— start of SUPPLIED MATERIAL —
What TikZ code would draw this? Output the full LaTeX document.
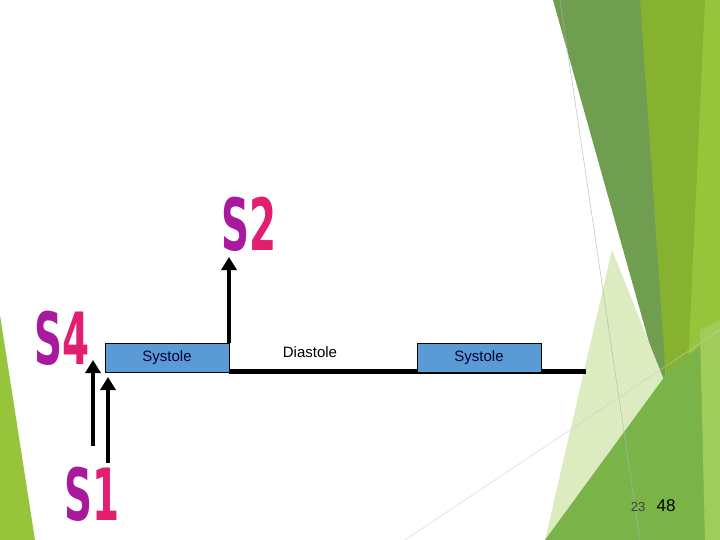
\documentclass[tikz,border=0pt]{standalone}
\usepackage{fontspec}
\setmainfont{Liberation Sans}
\newfontfamily\condfont{DejaVu Sans Condensed Bold}
\usetikzlibrary{arrows.meta}
\definecolor{boxblue}{HTML}{5B9BD5}
\definecolor{sPurple}{HTML}{A8199E}
\definecolor{sPink}{HTML}{E11F6E}
\tikzset{
  sysbox/.style={draw=black, line width=0.8pt, fill=boxblue, minimum width=124pt, minimum height=29pt, inner sep=0pt, font=\fontsize{15}{17}\selectfont, text=black!80!blue},
  bigarrow/.style={line width=4pt, -{Triangle[width=15pt,length=13pt]}},
  heart/.style={font=\condfont\fontsize{72}{72}\selectfont, xscale=0.6, inner sep=0pt}
}
\newcommand{\heartlbl}[1]{\textcolor{sPurple}{S}\textcolor{sPink}{#1}}
\begin{document}
\begin{tikzpicture}[x=1pt,y=-1pt]
\useasboundingbox (0,0) rectangle (720,540);
\fill[white] (0,0) rectangle (720,540);
\fill[color={rgb,255:red,134;green,178;blue,48}] (630,0) -- (720,0) -- (720,540) -- (655,540) -- (668,400) -- cycle;
\fill[color={rgb,255:red,150;green,196;blue,58}] (705,0) -- (720,0) -- (720,540) -- (680,540) -- cycle;
\fill[color={rgb,255:red,112;green,158;blue,80}] (553,0) -- (640,0) -- (668,410) -- cycle;
\fill[color={rgb,255:red,221;green,235;blue,192}] (612,250) -- (672,400) -- (600,540) -- (545,540) -- cycle;
\fill[color={rgb,255:red,122;green,180;blue,72}] (545,540) -- (668,372) -- (720,330) -- (720,540) -- cycle;
\fill[color={rgb,255:red,160;green,205;blue,90}] (700,330) -- (720,320) -- (720,540) -- (705,540) -- cycle;
\fill[color={rgb,255:red,150;green,196;blue,58}] (0,315) -- (35,540) -- (0,540) -- cycle;
\draw[gray!60, line width=0.4pt] (560,0) -- (640,540);
\draw[gray!40, line width=0.4pt] (405,540) -- (720,330);
\coordinate (lineStart) at (229,371);
\coordinate (lineEnd) at (586,371);
\draw[line width=5pt] (lineStart) -- (lineEnd);
\node[sysbox] (sys1) at (167,358) {Systole};
\node[sysbox] (sys2) at (479,358) {Systole};
\node[font=\fontsize{15}{17}\selectfont] (dia) at (310,352) {Diastole};
\node[heart] (s4) at (62,338) {\heartlbl{4}};
\node[heart] (s2) at (249,224) {\heartlbl{2}};
\node[heart] (s1) at (92,494) {\heartlbl{1}};
\coordinate (s2base) at (229,343);
\coordinate (s2tip) at (229,257);
\coordinate (s4base) at (93,446);
\coordinate (s4tip) at (93,360);
\coordinate (s1base) at (108,463);
\coordinate (s1tip) at (108,377);
\draw[bigarrow] (s2base) -- (s2tip);
\draw[bigarrow] (s4base) -- (s4tip);
\draw[bigarrow] (s1base) -- (s1tip);
\node[text=black!75, font=\fontsize{13}{14}\selectfont] (p1) at (638,507) {23};
\node[font=\fontsize{17}{18}\selectfont] (p2) at (666,506) {48};
\end{tikzpicture}
\end{document}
— end of SUPPLIED MATERIAL —
| GOAL |
Give only the count of lines in which the string "draw" appears.

| TASK OUTPUT |
8